Git subtree also has a push option which allows for a mirroring workflow. If there are pull requests made directly in the public repository then they can be incorporated in the private repository by pulling as before. This would look like:A mirror workflow using git subtree. Changes can be pulled from the library to the private repository, and pushed from the private repository back.
The second of these approaches is incredibly close to the filter-branch mirroring we're currently using, however git subtree (and submodule) has a limitation that you can only include repositories as whole directories. It's not possible to mirror/include a single file in the root directory of your project. Unfortunately we wanted our private repository to be structured as a multimodule maven project, and to share a root pom file across the two projects. This requires a public root pom file and so is not possible with either approach.
There are other third-party tools too that you might be shouting about - for example git subrepo and git slave. We looked into subrepo as an option, but the main issue was needing to install it on our CI system. This would make the builds less portable, which is something we've tried to avoid.
Future investigation - git filter-repo
Assuming we can work around the issue of having a third-party tool available to our CI, then filter-repo looks like a very interesting replacement for filter-tree. It provides some features that we could definitely make use of:
- Specify paths to include (in our case quite a small list), rather than paths to exclude.
- Specify paths to files as well as directories (not possible with submodule/subtree).
- Automatically remove old cruft and repack the repository for the user after filtering, potentially resulting in a smaller output project.
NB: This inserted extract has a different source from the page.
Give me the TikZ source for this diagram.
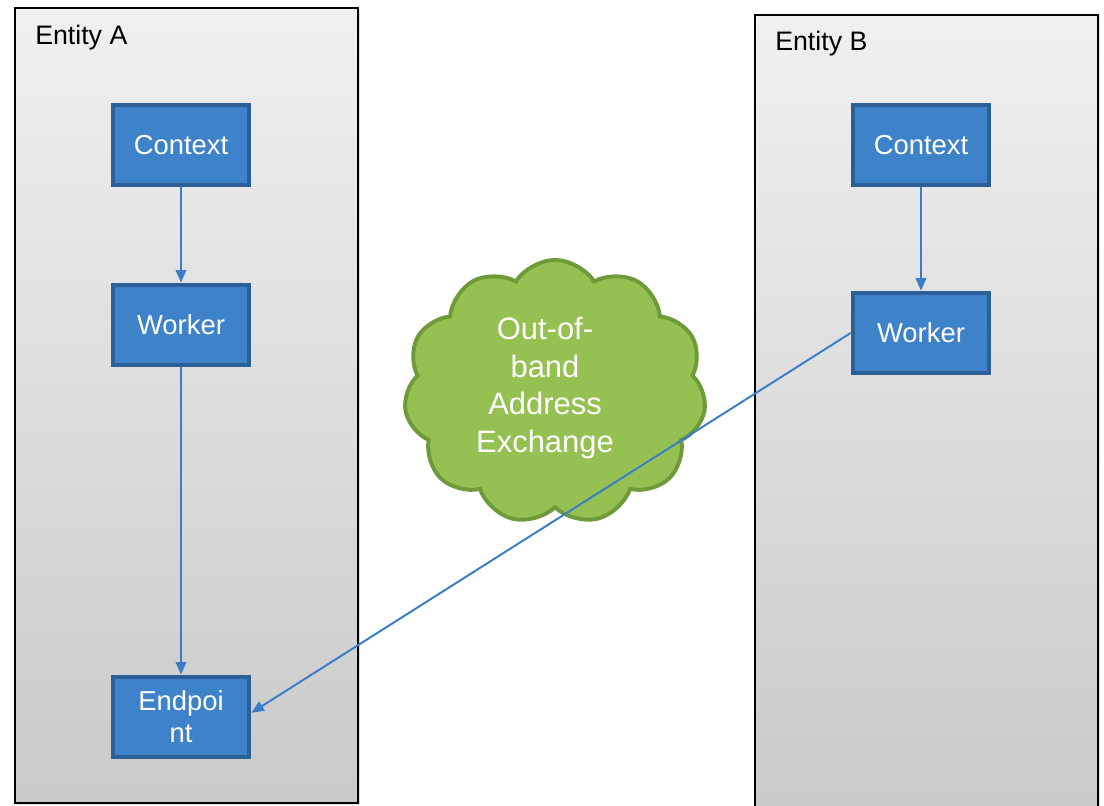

- Avoid confusing users (and prevent accidental re-pushing of old stuff) due to mixing old repo and rewritten repo together.
- Provide the user the ability to extend the tool.
- Provide a way for users to use old commit IDs with the new repository using /refs/replace references.
- Rewrite any commit messages that refer to commit ids.
- Automatically create new root commits if necessary.
On top of these then filter-repo promises to be faster than filter-branch.
We have looked at several ways to maintain a codebase that consists of public and private parts. The simplest of these is to treat the public library and private project as two separate repositories, but this requires a large amount of switching between projects and runs into issues when working with SNAPSHOTs and feature branches.
We then discussed an automated approach using some plumbing commands to mirror the appropriate commits. We looked at how this can be greatly simplified by using the git filter-tree command.
We compared our approach with git submodule and git subtree, and saw how this ran into issues when using a multimodule maven project.
Finally we looked at potential improvements that might be had by using git filter-repo.